Sustainable schooling

Uchechukwu Okere asks: is education on sustainable development still an optional extra in higher education institutions? 

The greatest contribution higher education institutions (HEIs) can make to society is to equip learners with the knowledge, skills and attitudes needed to contribute solutions to the world’s problems. Sustainable development has come to represent the future we all want – one where global challenges have been dealt with through collective effort. Fortunately, the major drivers of higher education agenda, such as employability and the desire to offer a transformational education, provide a rationale for education on sustainable development.

 

Employer pressure

People seek higher education for multiple reasons, including passion for a subject and intellectual stimulation, but preparing people for work is also a significant factor. This is widely acknowledged by professional bodies, employers and students. Pressure from these stakeholders has resulted in HEIs taking active steps to equip students with subject-specific knowledge for different job roles and the ‘soft’ skills needed for career success.

“It would be a lost opportunity if HEIs did not intentionally equip learners with the skills to change business culture”

Employers increasingly want graduates who are capable of sustainable practice. This is an important progression from the not-too-distant past, when some professions did not think they had much to do with sustainability. HEIs must go beyond equipping students for traditional employment – they must embed in their curricula the knowledge, skills and attributes required for sustainable practice. All students should be encouraged to appreciate the implications of sustainable practice in their chosen field. 

Many students will consider sustainable professional practice an important part of their education – especially as their age group is probably the most vocal when it comes to sustainability issues. 

 

Transformational change

Of the four purposes of education identified by Stephen Sterling – socialisation, vocational, humanist and transformational – the latter resonates with many people involved in higher education. The opportunity to be part of a system that equips learners with the tools to make transformational changes is one that many consider a calling, and motivation to remain in the system. 

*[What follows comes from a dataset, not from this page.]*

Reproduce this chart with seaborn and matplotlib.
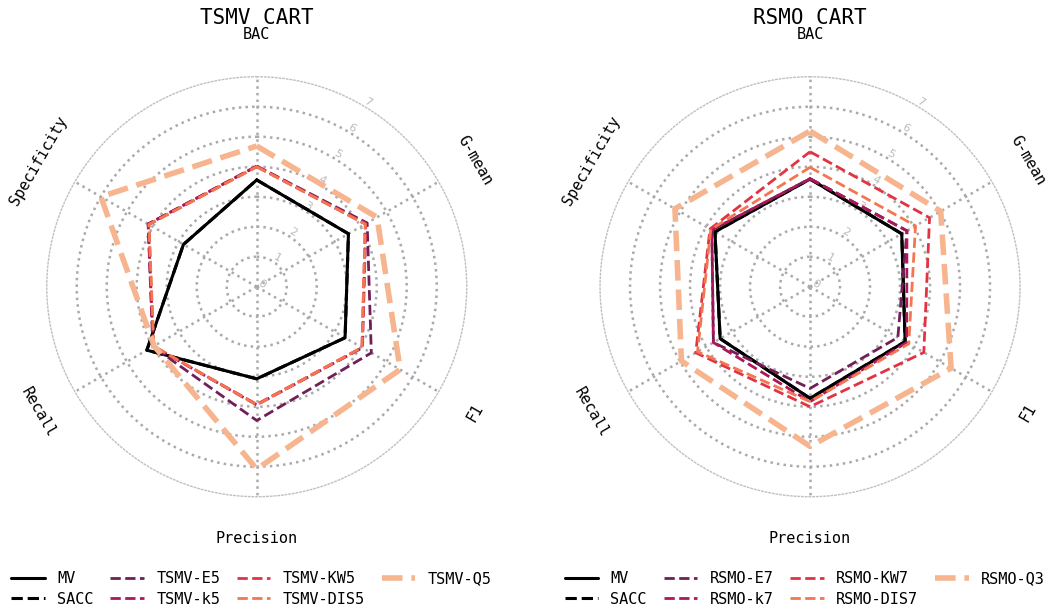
import numpy as np
import matplotlib
matplotlib.use("Agg")
import matplotlib.pyplot as plt
import seaborn as sns

# ---- data ----
metrics = ["BAC", "G-mean", "F1", "Precision", "Recall", "Specificity"]
r_ticks = [0, 1, 2, 3, 4, 5, 6, 7]

left_title = "TSMV CART"
left_names = ["MV", "SACC", "TSMV-E5", "TSMV-k5", "TSMV-KW5", "TSMV-DIS5", "TSMV-Q5"]
left_mv = [3.56, 3.53, 3.40, 3.07, 4.23, 2.82]
left_sacc = [3.56, 3.53, 3.40, 3.07, 4.23, 2.82]
left_e = [4.02, 4.25, 4.41, 4.46, 4.00, 4.18]
left_k = [4.02, 4.20, 4.07, 3.94, 3.98, 4.18]
left_kw = [4.00, 4.18, 4.05, 3.92, 3.98, 4.15]
left_dis = [4.00, 4.18, 4.05, 3.94, 3.96, 4.15]
left_q = [4.69, 4.63, 5.52, 6.08, 3.95, 6.00]

right_title = "RSMO CART"
right_names = ["MV", "SACC", "RSMO-E7", "RSMO-k7", "RSMO-KW7", "RSMO-DIS7", "RSMO-Q3"]
right_mv = [3.59, 3.53, 3.66, 3.72, 3.46, 3.66]
right_sacc = [3.59, 3.53, 3.66, 3.72, 3.46, 3.66]
right_e = [3.60, 3.73, 3.38, 3.39, 3.72, 3.78]
right_k = [3.60, 3.73, 3.72, 3.83, 3.72, 3.78]
right_kw = [4.50, 4.60, 4.38, 4.00, 4.40, 3.85]
right_dis = [3.98, 4.06, 3.80, 3.83, 4.33, 3.82]
right_q = [5.19, 5.03, 5.43, 5.32, 4.95, 5.20]

# ---- style ----
sns.set_style("white")
plt.rcParams["font.family"] = ["DejaVu Sans Mono", "DejaVu Sans"]
plt.rcParams["text.color"] = "black"

rocket = sns.color_palette("rocket", 6)
colors = ["black", "black", rocket[1], rocket[2], rocket[3], rocket[4], rocket[5]]
styles = ["-", "--", "--", "--", "--", "--", "--"]
widths = [2.2, 2.2, 2.0, 2.0, 2.0, 2.0, 4.0]

fig = plt.figure(figsize=(10.62, 6.1), dpi=100)

angles = np.linspace(0, 2 * np.pi, len(metrics), endpoint=False)


def radar(rect, title, names, series):
    ax = fig.add_axes(rect, projection="polar")
    ax.set_theta_offset(np.pi / 2)
    ax.set_theta_direction(-1)
    theta = np.append(angles, angles[0])
    handles = []
    for name, vals, c, ls, lw in zip(names, series, colors, styles, widths):
        r = np.append(vals, vals[0])
        sns.lineplot(x=theta, y=r, ax=ax, sort=False, estimator=None,
                     color=c, linestyle=ls, linewidth=lw, label=name, legend=False)
        handles.append(ax.get_lines()[-1])
    ax.set_ylim(0, 7)
    ax.set_yticks(r_ticks)
    ax.set_yticklabels([str(t) for t in r_ticks], color="#bbbbbb", fontsize=8,
                       family="DejaVu Sans")
    ax.set_rlabel_position(30)
    ax.tick_params(axis="y", labelrotation=-30, pad=0)
    ax.set_xticks(angles)
    ax.set_xticklabels([])
    ax.grid(True, linestyle=":", linewidth=1.8, color="#aaaaaa")
    ax.yaxis.get_gridlines()[-1].set_visible(False)
    ax.spines["polar"].set_linestyle(":")
    ax.spines["polar"].set_linewidth(1.0)
    ax.spines["polar"].set_color("#c0c0c0")
    for a, m in zip(angles, metrics):
        deg = np.degrees(a)
        rot = -deg
        while rot <= -90:
            rot += 180
        while rot > 90:
            rot -= 180
        ax.text(a, 8.4, m, rotation=rot, ha="center", va="center",
                rotation_mode="anchor", fontsize=11, clip_on=False)
    ax.text(0.5, 1.141, title, transform=ax.transAxes, ha="center", va="center",
            fontsize=15)
    ax.legend(handles, names, ncol=4, loc="upper center",
              bbox_to_anchor=(0.487, -0.145), frameon=False, fontsize=11,
              handlelength=2.2, handletextpad=0.8, columnspacing=1.1,
              labelspacing=0.35)
    return ax


radar([0.044, 0.1857, 0.3955, 0.6885], left_title, left_names,
      [left_mv, left_sacc, left_e, left_k, left_kw, left_dis, left_q])
radar([0.565, 0.1857, 0.3955, 0.6885], right_title, right_names,
      [right_mv, right_sacc, right_e, right_k, right_kw, right_dis, right_q])

fig.savefig("out.png", dpi=100)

In addition, consider that the most significant impacts on our society and environment are caused by businesses through unsustainable supply chains, poor resource and environmental management practices, unethical trade and employment laws and so on. HEIs supply the future workforce of these businesses – it would be a lost opportunity if they did not intentionally equip learners with the skills to change business culture. We must ask whether we are truly offering transformational education if our students cannot or do not know that they can contribute to an equal and sustainable future.

Many programmes equip students for sustainable development, but without the use of relevant terminology, students may not have the confidence to put themselves forward when presented with opportunities for sustainable change. Deliberate focus on education for sustainable development will focus students’ minds on sustainability challenges in their fields of study, and help them think through complex solutions. For many HEIs, embedding sustainability across the curriculum is now a given – the rationale for all institutions to follow suit is strong.  

Dr Uchechukwu Okere is academic lead for environmental management, University of Derby Online Learning.